_Data block_.
──────────────────────────────

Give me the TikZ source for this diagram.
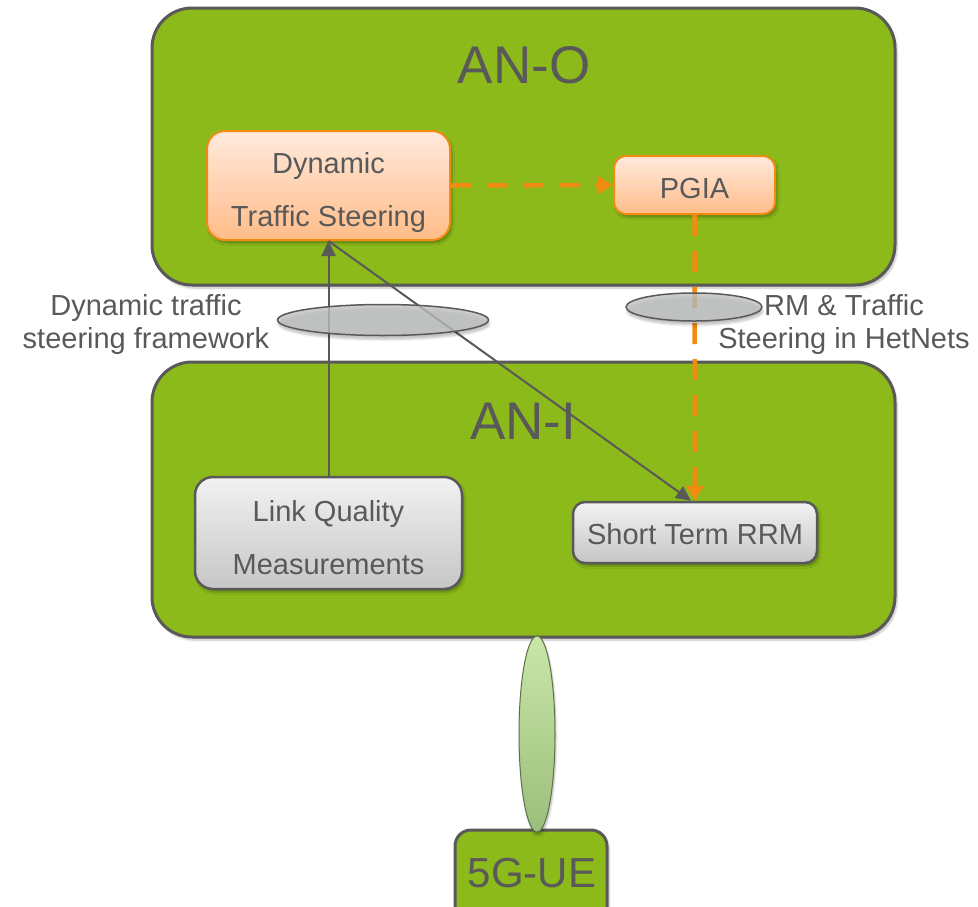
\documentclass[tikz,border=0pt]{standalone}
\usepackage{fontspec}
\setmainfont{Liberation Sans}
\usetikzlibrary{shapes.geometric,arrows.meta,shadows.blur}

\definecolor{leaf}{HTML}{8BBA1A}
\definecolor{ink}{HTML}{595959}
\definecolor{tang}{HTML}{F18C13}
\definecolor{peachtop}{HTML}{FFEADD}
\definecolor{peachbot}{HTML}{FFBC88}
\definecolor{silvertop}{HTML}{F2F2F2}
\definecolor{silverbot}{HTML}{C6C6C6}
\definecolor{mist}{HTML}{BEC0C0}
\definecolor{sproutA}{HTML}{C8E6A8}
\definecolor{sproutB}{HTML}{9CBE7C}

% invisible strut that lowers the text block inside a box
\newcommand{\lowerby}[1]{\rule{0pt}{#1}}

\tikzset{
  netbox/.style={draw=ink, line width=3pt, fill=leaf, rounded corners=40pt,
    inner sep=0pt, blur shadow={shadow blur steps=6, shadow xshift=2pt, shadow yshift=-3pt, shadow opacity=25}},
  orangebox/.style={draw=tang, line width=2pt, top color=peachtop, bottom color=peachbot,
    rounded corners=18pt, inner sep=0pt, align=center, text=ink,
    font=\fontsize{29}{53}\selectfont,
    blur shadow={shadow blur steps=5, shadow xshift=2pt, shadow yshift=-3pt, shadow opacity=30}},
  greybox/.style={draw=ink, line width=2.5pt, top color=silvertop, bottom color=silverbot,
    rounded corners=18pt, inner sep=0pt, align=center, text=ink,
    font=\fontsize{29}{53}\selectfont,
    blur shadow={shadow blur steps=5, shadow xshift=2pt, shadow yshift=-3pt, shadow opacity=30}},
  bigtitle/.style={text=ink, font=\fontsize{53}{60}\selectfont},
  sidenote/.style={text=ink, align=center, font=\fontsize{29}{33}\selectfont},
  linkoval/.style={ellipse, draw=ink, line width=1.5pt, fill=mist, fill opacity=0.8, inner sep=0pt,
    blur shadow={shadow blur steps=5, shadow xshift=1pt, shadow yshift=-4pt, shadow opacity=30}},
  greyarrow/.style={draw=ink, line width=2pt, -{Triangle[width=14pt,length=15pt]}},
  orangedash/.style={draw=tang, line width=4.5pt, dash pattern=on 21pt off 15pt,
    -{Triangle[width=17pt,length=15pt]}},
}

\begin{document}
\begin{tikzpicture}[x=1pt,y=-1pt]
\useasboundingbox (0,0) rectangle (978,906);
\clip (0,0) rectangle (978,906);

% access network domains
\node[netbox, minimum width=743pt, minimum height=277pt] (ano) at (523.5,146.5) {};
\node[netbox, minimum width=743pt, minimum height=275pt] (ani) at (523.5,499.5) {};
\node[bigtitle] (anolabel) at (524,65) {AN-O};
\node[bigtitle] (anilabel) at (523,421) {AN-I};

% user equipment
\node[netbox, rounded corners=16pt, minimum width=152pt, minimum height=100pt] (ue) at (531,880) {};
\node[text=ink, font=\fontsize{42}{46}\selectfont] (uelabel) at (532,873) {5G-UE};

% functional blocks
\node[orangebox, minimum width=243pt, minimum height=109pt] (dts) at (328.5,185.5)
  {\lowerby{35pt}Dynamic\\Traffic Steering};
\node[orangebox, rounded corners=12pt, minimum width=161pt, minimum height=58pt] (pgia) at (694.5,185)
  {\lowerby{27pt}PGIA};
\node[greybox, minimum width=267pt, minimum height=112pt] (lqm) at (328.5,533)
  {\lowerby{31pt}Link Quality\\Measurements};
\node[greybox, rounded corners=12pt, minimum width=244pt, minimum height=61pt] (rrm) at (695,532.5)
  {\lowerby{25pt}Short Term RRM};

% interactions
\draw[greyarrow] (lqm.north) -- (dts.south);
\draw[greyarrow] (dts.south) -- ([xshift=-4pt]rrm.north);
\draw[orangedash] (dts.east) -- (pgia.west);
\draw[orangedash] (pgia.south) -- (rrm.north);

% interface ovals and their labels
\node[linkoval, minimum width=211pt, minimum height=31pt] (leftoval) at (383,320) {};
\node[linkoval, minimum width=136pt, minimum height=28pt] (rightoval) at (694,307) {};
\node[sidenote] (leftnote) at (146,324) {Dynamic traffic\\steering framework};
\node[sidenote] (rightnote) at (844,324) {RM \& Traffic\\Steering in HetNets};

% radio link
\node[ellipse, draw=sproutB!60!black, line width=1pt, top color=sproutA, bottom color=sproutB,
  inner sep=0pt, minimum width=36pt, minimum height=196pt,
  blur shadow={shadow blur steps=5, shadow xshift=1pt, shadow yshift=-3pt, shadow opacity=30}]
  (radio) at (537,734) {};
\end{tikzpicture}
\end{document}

──────────────────────────────

_Aim of the exercise_. Return each line of the data, keeping its wording exact and omitting pictures.

_Exercise output_.
Give me the TikZ source for this diagram.
\documentclass[tikz,border=0pt]{standalone}
\usepackage{fontspec}
\setmainfont{Liberation Sans}
\usetikzlibrary{shapes.geometric,arrows.meta,shadows.blur}

\definecolor{leaf}{HTML}{8BBA1A}
\definecolor{ink}{HTML}{595959}
\definecolor{tang}{HTML}{F18C13}
\definecolor{peachtop}{HTML}{FFEADD}
\definecolor{peachbot}{HTML}{FFBC88}
\definecolor{silvertop}{HTML}{F2F2F2}
\definecolor{silverbot}{HTML}{C6C6C6}
\definecolor{mist}{HTML}{BEC0C0}
\definecolor{sproutA}{HTML}{C8E6A8}
\definecolor{sproutB}{HTML}{9CBE7C}

% invisible strut that lowers the text block inside a box
\newcommand{\lowerby}[1]{\rule{0pt}{#1}}

\tikzset{
  netbox/.style={draw=ink, line width=3pt, fill=leaf, rounded corners=40pt,
    inner sep=0pt, blur shadow={shadow blur steps=6, shadow xshift=2pt, shadow yshift=-3pt, shadow opacity=25}},
  orangebox/.style={draw=tang, line width=2pt, top color=peachtop, bottom color=peachbot,
    rounded corners=18pt, inner sep=0pt, align=center, text=ink,
    font=\fontsize{29}{53}\selectfont,
    blur shadow={shadow blur steps=5, shadow xshift=2pt, shadow yshift=-3pt, shadow opacity=30}},
  greybox/.style={draw=ink, line width=2.5pt, top color=silvertop, bottom color=silverbot,
    rounded corners=18pt, inner sep=0pt, align=center, text=ink,
    font=\fontsize{29}{53}\selectfont,
    blur shadow={shadow blur steps=5, shadow xshift=2pt, shadow yshift=-3pt, shadow opacity=30}},
  bigtitle/.style={text=ink, font=\fontsize{53}{60}\selectfont},
  sidenote/.style={text=ink, align=center, font=\fontsize{29}{33}\selectfont},
  linkoval/.style={ellipse, draw=ink, line width=1.5pt, fill=mist, fill opacity=0.8, inner sep=0pt,
    blur shadow={shadow blur steps=5, shadow xshift=1pt, shadow yshift=-4pt, shadow opacity=30}},
  greyarrow/.style={draw=ink, line width=2pt, -{Triangle[width=14pt,length=15pt]}},
  orangedash/.style={draw=tang, line width=4.5pt, dash pattern=on 21pt off 15pt,
    -{Triangle[width=17pt,length=15pt]}},
}

\begin{document}
\begin{tikzpicture}[x=1pt,y=-1pt]
\useasboundingbox (0,0) rectangle (978,906);
\clip (0,0) rectangle (978,906);

% access network domains
\node[netbox, minimum width=743pt, minimum height=277pt] (ano) at (523.5,146.5) {};
\node[netbox, minimum width=743pt, minimum height=275pt] (ani) at (523.5,499.5) {};
\node[bigtitle] (anolabel) at (524,65) {AN-O};
\node[bigtitle] (anilabel) at (523,421) {AN-I};

% user equipment
\node[netbox, rounded corners=16pt, minimum width=152pt, minimum height=100pt] (ue) at (531,880) {};
\node[text=ink, font=\fontsize{42}{46}\selectfont] (uelabel) at (532,873) {5G-UE};

% functional blocks
\node[orangebox, minimum width=243pt, minimum height=109pt] (dts) at (328.5,185.5)
  {\lowerby{35pt}Dynamic\\Traffic Steering};
\node[orangebox, rounded corners=12pt, minimum width=161pt, minimum height=58pt] (pgia) at (694.5,185)
  {\lowerby{27pt}PGIA};
\node[greybox, minimum width=267pt, minimum height=112pt] (lqm) at (328.5,533)
  {\lowerby{31pt}Link Quality\\Measurements};
\node[greybox, rounded corners=12pt, minimum width=244pt, minimum height=61pt] (rrm) at (695,532.5)
  {\lowerby{25pt}Short Term RRM};

% interactions
\draw[greyarrow] (lqm.north) -- (dts.south);
\draw[greyarrow] (dts.south) -- ([xshift=-4pt]rrm.north);
\draw[orangedash] (dts.east) -- (pgia.west);
\draw[orangedash] (pgia.south) -- (rrm.north);

% interface ovals and their labels
\node[linkoval, minimum width=211pt, minimum height=31pt] (leftoval) at (383,320) {};
\node[linkoval, minimum width=136pt, minimum height=28pt] (rightoval) at (694,307) {};
\node[sidenote] (leftnote) at (146,324) {Dynamic traffic\\steering framework};
\node[sidenote] (rightnote) at (844,324) {RM \& Traffic\\Steering in HetNets};

% radio link
\node[ellipse, draw=sproutB!60!black, line width=1pt, top color=sproutA, bottom color=sproutB,
  inner sep=0pt, minimum width=36pt, minimum height=196pt,
  blur shadow={shadow blur steps=5, shadow xshift=1pt, shadow yshift=-3pt, shadow opacity=30}]
  (radio) at (537,734) {};
\end{tikzpicture}
\end{document}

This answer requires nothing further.